L’apport essentiel d’Euclide a été de démontrer qu’il ne pouvait pas exister plus de ces 5 solides, dont l’enveloppe est faite de polygones réguliers. Comme toujours avec les anciens Grecs, la démonstration ne se fait pas avec des tours de force de démonstrations mathématiques, mais simplement, pragmatiquement, en regardant, en observant, en déduisant et en construisant. Euclide a simplement observé ce qui se produisait au niveau du sommet d’un tel solide : trois faces ou plus réunies en un même point, trois faces ou plus formant un angle solide. Cela veut dire que la somme de ces trois angles réunis doit faire moins de 360°, pour que cela produise un "chapeau pointu".

Avec des triangles, on peu faire des sommets de 3, 4 ou 5 triangles : domme les angles d’un triangle équilatéral font 60°, 3 font 180°, 4 font 240° et 5 font 300°. Avec 6, on trouve 360°, ce qui donne une figure plate.
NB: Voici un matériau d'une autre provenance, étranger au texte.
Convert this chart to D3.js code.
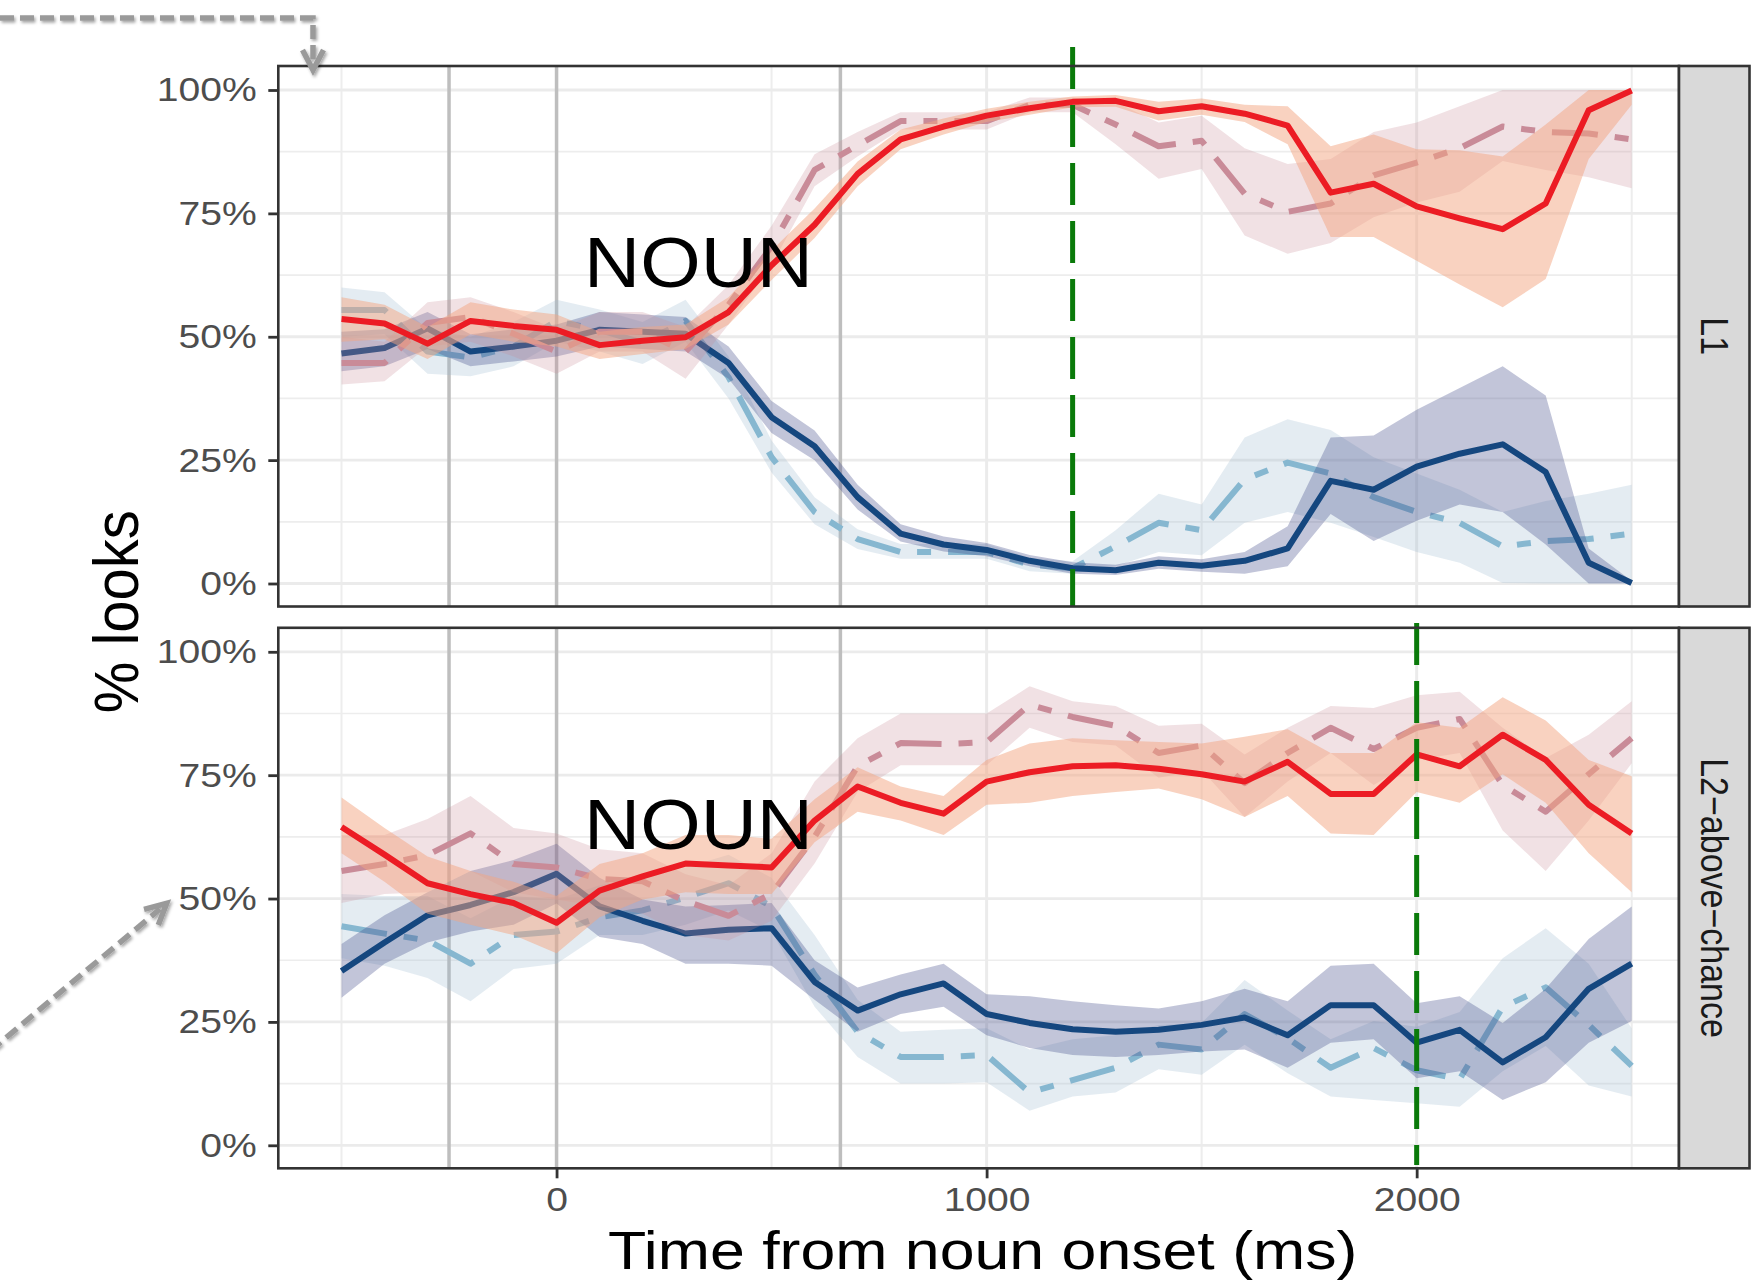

Avec ces 3, 4 et 5 triangles, en répétant de proche en proche (à chaque angle des triangles, il y a un autre sommet), on obtient le tétraèdre, l’octaèdre et icosaèdre, solides ayant respectivement 4 faces, 8 faces et 20 faces.

Avec les carré, dont les 4 angles font chacun 90°, on peut faire un seul solide, le cube (trois faces par sommet). Avec 4 carrés, on tombe à nouveau sur une figure plate.

Avec le pentagone, le dodécaèdre composé de 12 faces pentagonales.

Kepler

En 1595, en pleine Renaissance, dans la petite école de Graz, en Autriche, où il enseignait, Kepler eut une de ces illuminations qui touchent parfois les grands découvreurs. Il eut l’intuition que les 5 solides réguliers (les solides "pythagoriciens") et les espaces entre les 6 planètes connues à cette époque (les planètes "coperniciennes") seraient en relation. Il eut l’intuition, 2000 ans après Platon, que ces solides réguliers étaient la clef de la compréhension de l’architecture de l’univers.

Ses hypothèses se révélèrent exactes et il put décrire les orbites de 5 des 6 planètes avec une erreur de seulement 5 %. Seul Jupiter semblait échapper à la règle, Jupiter qui était alors la plus éloignée des planètes connues. Il consigna ses découvertes dans son Mysterium cosmographicum, édité en 1596. Kepler avait 25 ans.

Aujourd’hui

Dans le dernier avatar des mathématiques, celles du début du 3e millénaire, dans ce que l’on appelle, sur notre globe terrestre et de manière bien imparfaite, "l’Occident", on nomme ces figures dans l’espace des "polyèdres réguliers convexes".

Parmi les solides, les polyèdres sont des "parties d’espace limitées par des surfaces planes " elles-mêmes constituées de polygones. Et ces polygones sont des figures planes, des "parties de plan" limitées par des segments de lignes droites. Un polyèdre a donc, en quelque sorte, des facettes, comme une pierre taillée.

Ils sont "réguliers" au sens que leurs facettes sont des polygones réguliers, des figures géométriques présentant certaines symétries, et les segments qui les limitent sont tous de même longueur (égaux). Les triangles équilatéraux, les carrés, les pentagones (réguliers)… sont des polygones réguliers.

Et convexe ? Il y aurait bien une définition "mathématique" de la convexité, complexe à souhait. Mais convexe, cela veut dire tout simplement que l’on peut poser le solide sur une table sur chacune de ses faces, il n’y a pas de sommet "en creux".